I made my way through the narrow passage way and it was a very warm day and underneath the low roof it was hot and there was a hustle about the place because everybody seemed to need something to buy. I did not feel unsafe and when I entered the small quad the sun blinded my eyes because the market tunnels and passages are quite dark. I found the rest of the crew at a little café where they all drank cold cokes and ate Portuguese rolls.
On this specific day we decided to visit the local market where most of the people that live in Chimoio come to buy their weekly/monthly goods. I took a seat and we all enjoyed the vibrant market very much. I looked at the crew and thought back to our first day in Mozambique.
Natural Msasa and Panga-panga forests stretched as far as the eye could see and there were rocky hills that lay scattered over the horizon like big cobblestones and they were round and they stood tall. Underneath us lay a seemingly sustainable utopia of stories with a strong and courageous backbone. We felt it as we stood there and took in the sights. There were 21 of us and we travelled 3500 km to get there, to that specific hill. We were in Northern Mozambique and we had questions that needed to be answered because we were still young.
From Stellenbosch we flew to Johannesburg and then took a 31-hour bus drive through Mozambique to Chimoio, which is in the Manica Province, 50km from the border Zimbabwe. We visited Francois and Alta Rauch, transformational engineers with a good understanding of the relationship between courage and grace. They have been there for 17 years and started the ASAM base, that we were privileged enough to go and visit. When they first moved to Mozambique 17 years ago they lived in a 2-man tent, had brown-onion soup for a year and they did not know anybody. They did not even have toilets. They had a bath however, which they tied to the roof of their car when the time came for their adventure to begin. Must have been quite something. One thing they knew was that they needed to live out some of the questions in their heart regarding this place.
Currently, they have 15 buildings to accommodate all their projects and they have almost 18 000 people involved with them on a permanent bases, not to mention the additional 90 000 people that flow out of the projects they started. They started schools, orphanages, social benefit projects for men and women as well as churches. Mercy Air also built a hanger and runway to use the ASAM base as an HQ for their missions. Now, they have almost 20 toilets and showers. And they actually work.
“To ‘listen’ another’s soul into a condition of disclosure and discovery may be almost the greatest service that any human being ever performs for another.” – Steere. This is exactly what they did. Don’t just do something. Stand there. And when the time came for them to do something, they did.

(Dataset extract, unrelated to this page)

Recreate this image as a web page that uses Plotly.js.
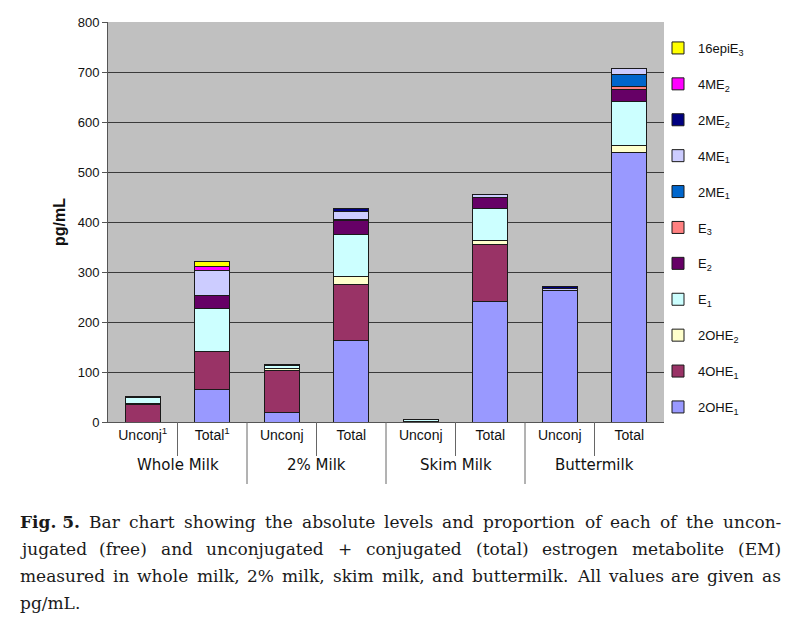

Before we left Stellenbosch we kitted ourselves with a journal and pen and we travelled as light as we could. ‘An Unravelling Exploration’ guided this vocational expedition with Stellenbosch Congregation. We wanted to understand what makes us who we are, within our own context of distinguishing between a job, career, occupation and calling. ‘What makes you, you?’ A question we asked ourselves at night around the fire. We were gracefully welcomed into the culture and experienced a submersion into ‘who’ we are, as the people from the Manica Province showed us how to open up to courage within ourselves to change the way we perceive grace. We called this invocation. Brian McLaren has this to say about invocation: “Through invocation, we are calling inward to our souls, summoning ourselves to wake up, so we can attend to the presence in whose attention we are held and in whom we live, move and have our being.”

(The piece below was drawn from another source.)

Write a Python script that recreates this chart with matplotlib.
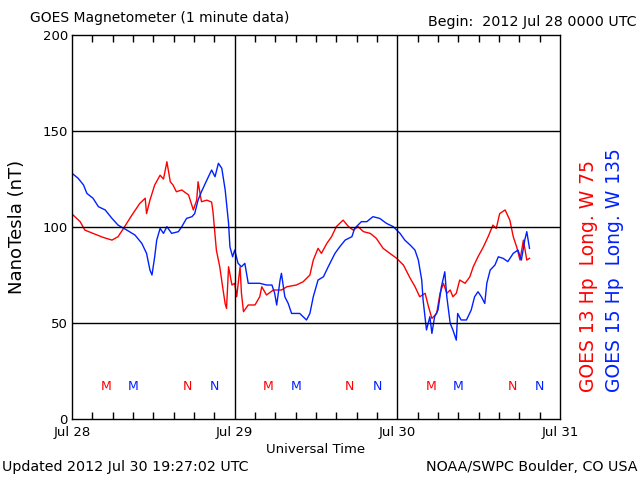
import matplotlib
matplotlib.use("Agg")
import matplotlib.pyplot as plt
import numpy as np

# hours since 2012 Jul 28 00:00 UTC
red_hours = [0.0, 1.2, 1.9, 3.1, 4.6, 5.9, 6.8, 7.6, 8.8, 10.0, 10.8, 11.0, 11.5, 12.2, 13.0,
             13.5, 14.0, 14.5, 14.9, 15.4, 16.2, 17.2, 17.9, 18.4, 18.6, 19.1, 19.9, 20.6,
             20.8, 21.3, 21.8, 22.3, 22.6, 22.8, 23.1, 23.6, 24.0, 24.3, 24.8, 25.0, 25.3,
             26.0, 27.0, 27.7, 28.0, 28.7, 29.7, 30.9, 31.7, 33.1, 34.1, 35.1, 35.6, 36.3,
             36.8, 37.6, 38.3, 39.0, 40.0, 40.8, 41.5, 42.2, 43.0, 44.0, 44.9, 45.9, 46.9,
             47.9, 48.9, 49.9, 50.6, 51.3, 52.1, 52.6, 53.1, 53.8, 54.3, 54.8, 55.3, 55.8,
             56.2, 56.7, 57.2, 58.0, 58.7, 59.2, 59.9, 60.7, 61.4, 62.1, 62.6, 63.1, 63.9,
             64.6, 65.1, 65.6, 66.1, 66.6, 67.1, 67.5]
red_nt = [106.8, 102.8, 98.4, 96.7, 94.6, 93.2, 95.0, 99.3, 106.0, 112.3, 115.0, 107.0, 114.0,
          121.9, 127.0, 125.0, 134.0, 123.6, 121.9, 118.4, 119.3, 116.7, 108.9, 114.0, 123.6,
          113.2, 114.0, 113.0, 108.0, 88.0, 79.3, 67.0, 60.0, 57.6, 79.3, 69.8, 70.7, 63.7,
          79.3, 65.5, 55.9, 59.4, 59.4, 63.7, 68.9, 64.6, 67.2, 67.2, 68.9, 69.8, 71.5, 75.0,
          82.8, 88.9, 86.3, 91.5, 95.0, 100.2, 103.6, 100.2, 98.4, 100.2, 97.6, 96.7, 94.1,
          88.9, 86.3, 83.7, 80.2, 73.3, 69.0, 63.7, 65.5, 58.5, 52.4, 55.0, 65.5, 70.7, 65.5,
          67.2, 63.7, 65.5, 72.4, 70.7, 74.1, 79.3, 84.5, 89.7, 95.0, 101.0, 99.3, 107.0,
          108.9, 103.6, 95.0, 89.7, 82.8, 93.2, 82.8, 83.7]

blue_hours = [0.0, 0.9, 1.7, 2.2, 3.1, 3.9, 4.9, 5.9, 6.8, 8.1, 9.3, 10.3, 11.0, 11.5, 11.8,
              12.2, 12.5, 13.0, 13.5, 14.0, 14.7, 15.7, 16.2, 16.9, 17.7, 18.1, 18.6, 19.1,
              19.9, 20.6, 21.1, 21.6, 22.1, 22.6, 23.1, 23.3, 23.7, 24.0, 24.5, 25.0, 25.5,
              26.0, 26.7, 27.7, 28.7, 29.5, 29.9, 30.2, 30.7, 30.9, 31.4, 31.9, 32.4, 33.6,
              34.6, 35.1, 35.6, 36.3, 37.1, 37.8, 38.8, 39.5, 40.3, 41.3, 41.7, 42.7, 43.5,
              44.4, 45.4, 46.4, 47.4, 48.4, 49.1, 49.9, 50.6, 51.1, 51.6, 51.8, 52.3, 52.8,
              53.1, 53.5, 54.0, 54.5, 55.0, 55.3, 55.8, 56.2, 56.7, 56.9, 57.4, 58.2, 58.9,
              59.4, 59.9, 60.4, 60.9, 61.2, 61.7, 62.4, 62.9, 63.6, 64.3, 65.1, 65.8, 66.3,
              66.8, 67.1, 67.5]
blue_nt = [128.0, 125.4, 121.9, 117.5, 115.0, 110.6, 108.9, 104.5, 101.0, 98.4, 95.8, 91.5,
           86.3, 77.6, 75.0, 84.5, 93.2, 99.3, 96.7, 100.2, 96.7, 97.6, 100.2, 104.5, 105.4,
           107.0, 114.0, 118.4, 124.5, 129.7, 126.2, 133.2, 130.6, 119.3, 101.9, 89.7, 84.5,
           88.0, 81.1, 79.3, 81.1, 70.7, 70.7, 70.7, 69.8, 69.8, 65.5, 59.4, 72.4, 75.9, 63.7,
           60.2, 55.0, 55.0, 51.6, 55.0, 63.7, 72.4, 74.1, 79.3, 86.3, 89.7, 93.2, 95.0, 99.3,
           102.8, 102.8, 105.4, 104.5, 101.9, 100.2, 96.7, 93.2, 90.6, 88.0, 82.8, 72.4, 62.0,
           46.4, 53.3, 44.6, 53.3, 56.8, 68.9, 76.7, 63.7, 49.8, 46.4, 41.1, 55.0, 51.6, 51.6,
           56.8, 63.7, 66.3, 63.7, 60.2, 70.7, 77.6, 80.2, 84.5, 83.7, 82.0, 86.3, 88.0, 82.8,
           93.2, 97.6, 88.9]

# local midnight / noon markers (hours)
red_m = [5, 29, 53]
blue_m = [9, 33, 57]
red_n = [17, 41, 65]
blue_n = [21, 45, 69]

day_labels = ["Jul 28", "Jul 29", "Jul 30", "Jul 31"]
y_ticks = [0, 50, 100, 150, 200]

RED = "#ff0000"
BLUE = "#0020ff"

fig = plt.figure(figsize=(6.4, 4.8), dpi=100)
ax = fig.add_axes([0.1125, 0.127, 0.7625, 0.8])

ax.plot(red_hours, red_nt, color=RED, lw=1.0)
ax.plot(blue_hours, blue_nt, color=BLUE, lw=1.0)

for h in red_m:
    ax.text(h, 17, "M", color=RED, ha="center", va="center", fontsize=9)
for h in blue_m:
    ax.text(h, 17, "M", color=BLUE, ha="center", va="center", fontsize=9)
for h in red_n:
    ax.text(h, 17, "N", color=RED, ha="center", va="center", fontsize=9)
for h in blue_n:
    ax.text(h, 17, "N", color=BLUE, ha="center", va="center", fontsize=9)

ax.set_xlim(0, 72)
ax.set_ylim(0, 200)
for v in [50, 100, 150]:
    ax.axhline(v, color="black", lw=1)
for d in [24, 48]:
    ax.axvline(d, color="black", lw=1)

ax.set_xticks([0, 24, 48, 72])
ax.set_xticklabels(day_labels, fontsize=9.5)
ax.set_xticks(np.arange(3, 72, 3), minor=True)
ax.set_yticks(y_ticks)
ax.set_yticklabels([str(v) for v in y_ticks], fontsize=9.5)
ax.tick_params(axis="y", length=0, pad=3)
ax.tick_params(axis="x", which="major", length=0, pad=5)
ax.tick_params(axis="x", which="minor", direction="in", length=5, width=1,
               top=True, bottom=True)
for s in ax.spines.values():
    s.set_linewidth(1)

ax.set_xlabel("Universal Time", fontsize=9.5, labelpad=3)
ax.set_ylabel("NanoTesla (nT)", fontsize=13, labelpad=12)

fig.text(30 / 640, 1 - 18 / 480, "GOES Magnetometer (1 minute data)", fontsize=10,
         ha="left", va="center")
fig.text(637 / 640, 1 - 22 / 480, "Begin:  2012 Jul 28 0000 UTC", fontsize=10.3,
         ha="right", va="center")
fig.text(2 / 640, 1 - 467 / 480, "Updated 2012 Jul 30 19:27:02 UTC", fontsize=10.3,
         ha="left", va="center")
fig.text(638 / 640, 1 - 467 / 480, "NOAA/SWPC Boulder, CO USA", fontsize=10.3,
         ha="right", va="center")

fig.text(589 / 640, 1 - 392 / 480, "GOES 13 Hp  Long. W 75", color=RED, fontsize=13.5,
         rotation=90, ha="center", va="bottom")
fig.text(615 / 640, 1 - 392 / 480, "GOES 15 Hp  Long. W 135", color=BLUE, fontsize=13.5,
         rotation=90, ha="center", va="bottom")

fig.savefig("out.png", dpi=100)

Hemingway once said that courage is grace under pressure. He also had distinct criteria for what he considered to be heroic behavior. These set of traits included grace under pressure, self-control, self-containment, courage, and personal honour. In pursuit of one’s personal honour you will face obstacles that will test if what you believe is actually true and real for you to apply in your life. Deep in Mozambique, we tried to make sense of our personal honour, what we aspire for in life and how on earth we are going to get there. If you want to change the world you live in you must start by changing your living culture, your day to day. Personal honour means that you must love your story with all that you have. Is it possible to be happy in this life? Are you happy with your story?
One morning Francois woke up to a baby that was left on his porch. The mother could obviously not care for the child and so during the very early morning hours she decided to leave the child in front of his door.

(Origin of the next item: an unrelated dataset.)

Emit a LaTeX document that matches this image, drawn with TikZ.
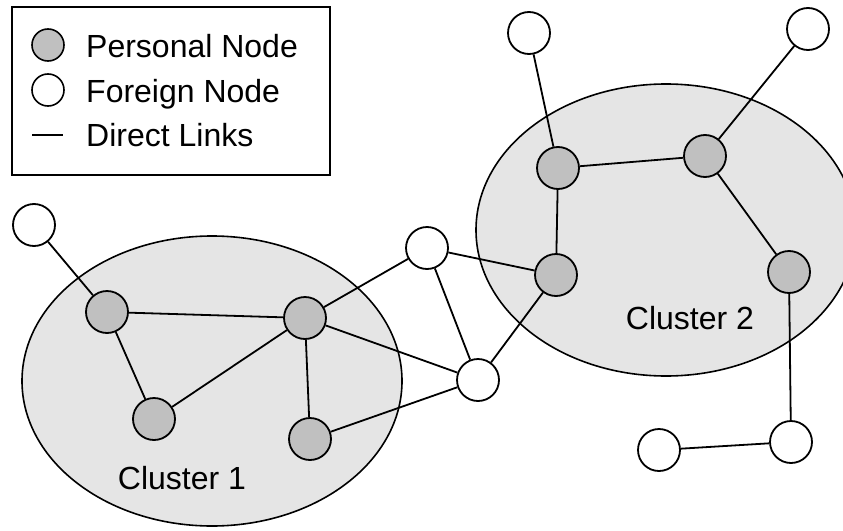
\documentclass[tikz,border=0pt]{standalone}
\usepackage{fontspec}
\setmainfont{Liberation Sans}
\begin{document}
\begin{tikzpicture}[x=1pt,y=-1pt,
  pnode/.style={circle,draw=black,line width=1.8pt,fill=pgray,minimum size=42pt,inner sep=0pt},
  fnode/.style={circle,draw=black,line width=1.8pt,fill=white,minimum size=42pt,inner sep=0pt},
  link/.style={draw=black,line width=1.8pt},
  cluster/.style={draw=black,line width=1.6pt,fill=cgray},
  lbl/.style={font=\fontsize{32}{38}\selectfont,inner sep=0pt}]
\definecolor{pgray}{HTML}{C0C0C0}
\definecolor{cgray}{HTML}{E5E5E5}
\useasboundingbox (0,0) rectangle (843,530);
% clusters
\begin{scope}
\clip (0,0) rectangle (843,530);
\filldraw[cluster] (212,381) ellipse [x radius=190, y radius=145];
\filldraw[cluster] (666,230) ellipse [x radius=190, y radius=146];
\end{scope}
\node[lbl] (c1) at (182,478) {Cluster 1};
\node[lbl] (c2) at (690,318) {Cluster 2};
% nodes
\node[fnode] (f1) at (34,225) {};
\node[pnode] (p1) at (107,312) {};
\node[pnode] (p2) at (305,318) {};
\node[pnode] (p3) at (154,419) {};
\node[pnode] (p4) at (310,439) {};
\node[fnode] (f2) at (427,248) {};
\node[fnode] (f3) at (478,380) {};
\node[pnode] (p5) at (556,275) {};
\node[pnode] (p6) at (558,168) {};
\node[pnode] (p7) at (705,156) {};
\node[pnode] (p8) at (789,272) {};
\node[fnode] (f4) at (529,33) {};
\node[fnode] (f5) at (808,29) {};
\node[fnode] (f6) at (791,442) {};
\node[fnode] (f7) at (659,450) {};
% links
\draw[link] (f1) -- (p1);
\draw[link] (p1) -- (p2);
\draw[link] (p1) -- (p3);
\draw[link] (p3) -- (p2);
\draw[link] (p2) -- (p4);
\draw[link] (p2) -- (f2);
\draw[link] (p2) -- (f3);
\draw[link] (p4) -- (f3);
\draw[link] (f2) -- (f3);
\draw[link] (f2) -- (p5);
\draw[link] (f3) -- (p5);
\draw[link] (p5) -- (p6);
\draw[link] (p6) -- (f4);
\draw[link] (p6) -- (p7);
\draw[link] (p7) -- (f5);
\draw[link] (p7) -- (p8);
\draw[link] (p8) -- (f6);
\draw[link] (f6) -- (f7);
% legend
\node[draw=black,line width=1.5pt,fill=white,minimum width=318pt,minimum height=168pt,inner sep=0pt] (leg) at (171,91) {};
\node[circle,draw=black,line width=1.6pt,fill=pgray,minimum size=32pt,inner sep=0pt] (lp) at (48,45) {};
\node[circle,draw=black,line width=1.6pt,fill=white,minimum size=32pt,inner sep=0pt] (lf) at (48,90) {};
\coordinate (la) at (32,135);
\coordinate (lb) at (63,135);
\draw[link] (la) -- (lb);
\node[lbl,anchor=base west] (t1) at (86,57) {Personal Node};
\node[lbl,anchor=base west] (t2) at (86,102) {Foreign Node};
\node[lbl,anchor=base west] (t3) at (86,146) {Direct Links};
\end{tikzpicture}
\end{document}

Francois and Alta went in search of a courageous and powerful story that would forever change that little child’s life. He heard about a widow that lost her leg when she stepped on a land mine during the civil war and now dragging herself through her vegetable garden to carefully plant her vegetable seeds during the day she shows courage by caring for the people around her- also showing grace in the presence of a difficult situation. Francois and Alta also heard about the woman who had leprosy whom lived alone and was very much regarded as an outsider by the community, but whom desperately needed love and attention as well. Then, they started an orphanage where the two women can care for the orphans and in return, give these children a chance to love and be loved and cared for.
“All cowardice comes from not loving or not loving well, which is the same thing.” I hope that in pursuit of our personal honor we can love our own story with such vigor that it is possible for us to believe that we can live the full life of our mind, exhilarated by new ideas and intoxicated by the romance for the unusual.
We finished our cokes and made our way back to the base where we made a big fire and listened to the beat of the drums in the distance and we watched the moon as it lit up a new perspective on courage and grace within our own dark continent.